GIVEN INFORMATION ->
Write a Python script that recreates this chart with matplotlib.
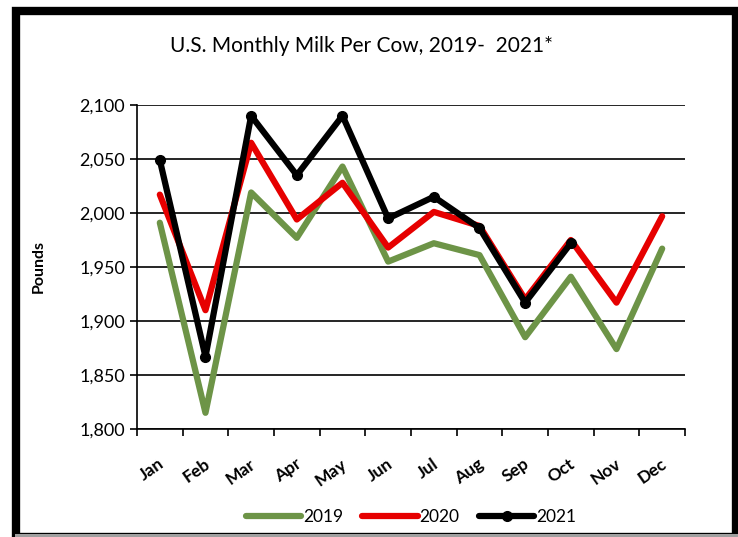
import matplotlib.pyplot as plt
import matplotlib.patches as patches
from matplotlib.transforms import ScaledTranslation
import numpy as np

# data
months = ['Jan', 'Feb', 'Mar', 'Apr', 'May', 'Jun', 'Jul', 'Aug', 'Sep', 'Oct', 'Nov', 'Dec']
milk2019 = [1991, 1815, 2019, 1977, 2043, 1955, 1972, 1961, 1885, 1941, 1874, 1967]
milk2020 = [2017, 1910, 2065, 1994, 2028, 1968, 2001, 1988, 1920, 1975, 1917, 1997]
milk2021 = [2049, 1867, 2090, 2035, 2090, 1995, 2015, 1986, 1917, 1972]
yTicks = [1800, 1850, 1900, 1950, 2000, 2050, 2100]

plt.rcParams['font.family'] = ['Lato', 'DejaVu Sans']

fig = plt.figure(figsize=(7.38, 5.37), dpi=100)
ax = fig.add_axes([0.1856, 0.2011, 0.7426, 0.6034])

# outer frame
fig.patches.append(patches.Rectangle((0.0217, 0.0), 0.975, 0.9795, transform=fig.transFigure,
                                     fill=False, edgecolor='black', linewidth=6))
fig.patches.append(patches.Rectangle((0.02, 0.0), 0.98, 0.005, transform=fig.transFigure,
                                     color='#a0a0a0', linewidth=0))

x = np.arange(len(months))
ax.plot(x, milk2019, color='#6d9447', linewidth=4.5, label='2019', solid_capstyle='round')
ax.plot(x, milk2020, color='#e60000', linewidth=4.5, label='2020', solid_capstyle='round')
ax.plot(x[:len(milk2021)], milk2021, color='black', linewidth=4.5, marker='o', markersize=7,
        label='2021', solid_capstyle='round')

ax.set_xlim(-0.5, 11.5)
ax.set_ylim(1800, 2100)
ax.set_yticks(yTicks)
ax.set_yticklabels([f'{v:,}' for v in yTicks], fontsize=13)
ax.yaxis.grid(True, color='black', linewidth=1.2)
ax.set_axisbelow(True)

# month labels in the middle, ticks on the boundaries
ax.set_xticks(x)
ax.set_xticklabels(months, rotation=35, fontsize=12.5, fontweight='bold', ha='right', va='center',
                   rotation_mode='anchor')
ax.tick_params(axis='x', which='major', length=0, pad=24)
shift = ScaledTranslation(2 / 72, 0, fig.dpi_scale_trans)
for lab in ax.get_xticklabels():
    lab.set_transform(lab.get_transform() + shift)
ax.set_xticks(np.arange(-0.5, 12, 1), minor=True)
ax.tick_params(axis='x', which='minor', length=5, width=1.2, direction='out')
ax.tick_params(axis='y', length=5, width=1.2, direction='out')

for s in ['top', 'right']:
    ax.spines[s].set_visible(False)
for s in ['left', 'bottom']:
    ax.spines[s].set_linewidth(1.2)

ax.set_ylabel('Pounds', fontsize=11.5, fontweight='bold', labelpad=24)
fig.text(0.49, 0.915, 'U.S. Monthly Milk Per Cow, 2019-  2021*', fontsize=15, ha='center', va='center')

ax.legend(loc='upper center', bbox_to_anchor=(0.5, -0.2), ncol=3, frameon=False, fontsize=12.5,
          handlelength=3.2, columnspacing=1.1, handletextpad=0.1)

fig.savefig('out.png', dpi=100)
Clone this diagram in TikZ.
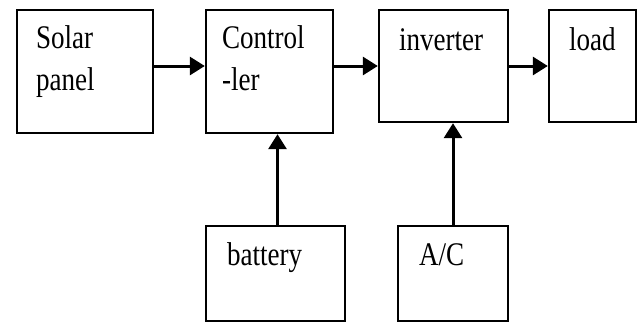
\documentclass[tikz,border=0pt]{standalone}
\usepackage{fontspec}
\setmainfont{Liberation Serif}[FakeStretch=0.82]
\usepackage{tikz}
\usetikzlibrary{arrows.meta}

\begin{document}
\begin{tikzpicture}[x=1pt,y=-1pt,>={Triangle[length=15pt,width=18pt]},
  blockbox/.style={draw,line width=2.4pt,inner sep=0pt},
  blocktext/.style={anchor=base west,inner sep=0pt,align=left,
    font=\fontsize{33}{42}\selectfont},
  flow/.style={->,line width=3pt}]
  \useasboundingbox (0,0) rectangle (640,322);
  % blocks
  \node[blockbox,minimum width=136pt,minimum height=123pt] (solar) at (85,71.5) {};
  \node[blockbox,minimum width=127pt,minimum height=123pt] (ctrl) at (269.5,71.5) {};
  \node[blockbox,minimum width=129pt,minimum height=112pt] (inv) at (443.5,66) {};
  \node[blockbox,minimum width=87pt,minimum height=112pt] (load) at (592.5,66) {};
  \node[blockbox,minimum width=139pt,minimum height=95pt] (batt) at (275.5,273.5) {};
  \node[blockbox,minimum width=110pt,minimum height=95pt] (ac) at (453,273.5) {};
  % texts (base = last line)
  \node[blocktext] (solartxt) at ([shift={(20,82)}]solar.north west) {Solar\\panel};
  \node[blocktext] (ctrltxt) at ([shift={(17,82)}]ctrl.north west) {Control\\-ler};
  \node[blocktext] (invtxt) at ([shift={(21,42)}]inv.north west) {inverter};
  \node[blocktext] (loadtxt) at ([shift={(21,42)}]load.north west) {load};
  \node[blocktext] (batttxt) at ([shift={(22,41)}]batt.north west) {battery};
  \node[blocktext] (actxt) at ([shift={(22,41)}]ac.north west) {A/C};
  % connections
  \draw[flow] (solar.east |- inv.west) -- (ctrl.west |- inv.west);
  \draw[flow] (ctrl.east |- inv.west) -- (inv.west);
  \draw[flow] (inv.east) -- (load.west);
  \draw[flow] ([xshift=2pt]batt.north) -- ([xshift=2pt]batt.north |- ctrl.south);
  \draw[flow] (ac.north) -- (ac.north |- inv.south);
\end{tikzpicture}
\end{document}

YOUR INSTRUCTIONS -> The word "matplotlib" appears in how many lines of the data? Answer with only the number.

PROBLEM SOLUTION -> 4